Now either one on strings is gong to move around. But I am presuming that there is no wind down a 75m hole so I don't think its going to be an issue. However, go buy 20 sticks of 1/2" PVC and 20 male threaded couplings and 21 female threaded couplings and a cap. Attach a male and female to the ends of each pipe. Nip a couple inches off the last pipe before adding the threaded couplings to it. Attach the small stub you cut off to the last female. Drill a 1/4" hole in the top of the cap and drop a 1/4-20 hex bolt through and fill it with epoxy to secure it. Once it hardens, glue it to the other end of the stub.
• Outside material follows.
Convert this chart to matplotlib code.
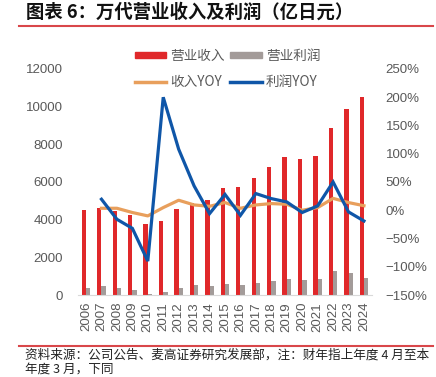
import matplotlib.pyplot as plt
from matplotlib.patches import Patch
from matplotlib.lines import Line2D
from matplotlib.ticker import FuncFormatter, MultipleLocator

years = [str(y) for y in range(2006, 2025)]
revenue = [4510, 4600, 4450, 4260, 3790, 3940, 4540, 4880, 5060, 5660, 5760,
           6200, 6780, 7330, 7240, 7400, 8880, 9870, 10500]
profit = [390, 460, 370, 250, 40, 180, 390, 530, 500, 580, 530,
          650, 760, 860, 810, 860, 1270, 1190, 920]
rev_yoy_years = years[1:]
rev_yoy = [3.5, 3.5, -4, -10, 4.7, 17.7, 9.4, 7, 13.6, 3.5, 9.4,
           11.8, 10.6, 0, 4.7, 21, 13.6, 8]
prof_yoy = [19.5, -16, -32, -90, 200, 108, 43, -6, 28, -9, 29.5,
            20.6, 14.7, -4, 7.7, 50, -3, -19]

RED = "#e0282a"
GRAY = "#a39b99"
ORANGE = "#e89f5c"
BLUE = "#0f56a8"
TXT = "#595959"
CJK = ["Noto Sans CJK SC", "DejaVu Sans"]
NUM = ["Liberation Sans", "Noto Sans CJK SC"]

fig = plt.figure(figsize=(4.36, 3.77), dpi=100)
ax = fig.add_axes([0.1796, 0.2175, 0.6729, 0.5995])
ax2 = ax.twinx()

x = list(range(len(years)))
w = 0.28
ax.bar([i - w / 2 for i in x], revenue, width=w, color=RED, zorder=2)
ax.bar([i + w / 2 for i in x], profit, width=w, color=GRAY, zorder=2)
ax.set_xlim(-0.5, len(years) - 0.5)
ax.set_ylim(0, 12000)
ax.yaxis.set_major_locator(MultipleLocator(2000))
ax.set_xticks(x)
ax.set_xticklabels(years, rotation=90)

xy = x[1:]
ax2.plot(xy, rev_yoy, color=ORANGE, lw=2.3, solid_joinstyle="round")
ax2.plot(xy, prof_yoy, color=BLUE, lw=2.3, solid_joinstyle="miter")
ax2.set_ylim(-150, 250)
ax2.yaxis.set_major_locator(MultipleLocator(50))
ax2.yaxis.set_major_formatter(
    FuncFormatter(lambda v, p: f"{v:.0f}%".replace("-", "\u2212")))

for a in (ax, ax2):
    for s in a.spines.values():
        s.set_visible(False)
    a.tick_params(length=0, colors=TXT, labelsize=9.5)
    for lab in a.get_xticklabels() + a.get_yticklabels():
        lab.set_family(NUM)
ax.spines["bottom"].set_visible(True)
ax.spines["bottom"].set_color("#d9d9d9")
ax.tick_params(axis="y", pad=11)
ax.tick_params(axis="x", pad=5)
ax2.tick_params(axis="y", pad=10)

handles = [Patch(color=RED), Line2D([], [], color=ORANGE, lw=2.5),
           Patch(color=GRAY), Line2D([], [], color=BLUE, lw=2.5)]
labels = ["营业收入", "收入YOY", "营业利润", "利润YOY"]
fig.legend(handles, labels, ncol=2, loc="center", bbox_to_anchor=(0.522, 0.817),
           frameon=False, prop={"family": CJK, "size": 9.8}, labelcolor=TXT,
           handlelength=2.3, handleheight=0.35, handletextpad=0.3,
           columnspacing=0.4, labelspacing=0.9)

fig.text(0.06, 0.968, "图表 6：万代营业收入及利润（亿日元）", family=CJK,
         fontsize=13.2, fontweight="bold", va="center", ha="left", color="#111111")
fig.add_artist(Line2D([0.044, 0.993], [0.931, 0.931], color="#d9474a", lw=1.5))
fig.add_artist(Line2D([0.044, 0.993], [0.082, 0.082], color="#d9474a", lw=1.5))
fig.text(0.058, 0.058, "资料来源：公司公告、麦高证券研究发展部，注：财年指上年度 4 月至本",
         family=CJK, fontsize=9.1, va="center", ha="left", color="#222222")
fig.text(0.058, 0.004, "年度 3 月，下同", family=CJK, fontsize=9.1,
         va="bottom", ha="left", color="#222222")

fig.savefig("out.png", dpi=100)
Now you should have a very controllable PVC rig to lower in the hole. Thread the stub on the end of one pipe, attach the camera (or drone). Lower it 10' into the hole. Screw the next section of pipe on and lower another 10'. With 20 sticks, that gets you 200' of depth down. You should be able to easily hold and rotate the whole pipe. Reverse the process by unscrewing sections as you bring them out of the hole.

Just a couple ideas. Use what you feel good about.

Hey Wolfie, it gets you thinking this one doesn't it?!!

Was looking a carbon poles which weigh quite a bit once you get past 45feet or so, but didn't consider PVC piping. I think it would still be better mounted to a legless P2/3 as I would retain the 2.8ghz downlink. Im not sure that the inbuilt wifi or Bluetooth would have that range (does it?!). Also I then have a rig to fit CREE lights onto.
 
I don't know the range on it. Weather is making flying impossible (rain, sleet, snow, and hail all on the way to work this morning alone). The camera will record even when out of contact (just like the Phantom does). In fact you don't need a device, simply power it on and press the button once and it begins recording. You can then review the video after its out of the hole. And again, since its 360, you don't need to worry about looking in any direction during the descent or time at the bottom, you get ALL directions in the video and you can pan and zoom after the fact.

Here is a still I took the day I got it as a test. Its indoor with the lights off in a fairly dark room. Should be a good example of a worse case scenario.


It takes far better photos in a lighted environment.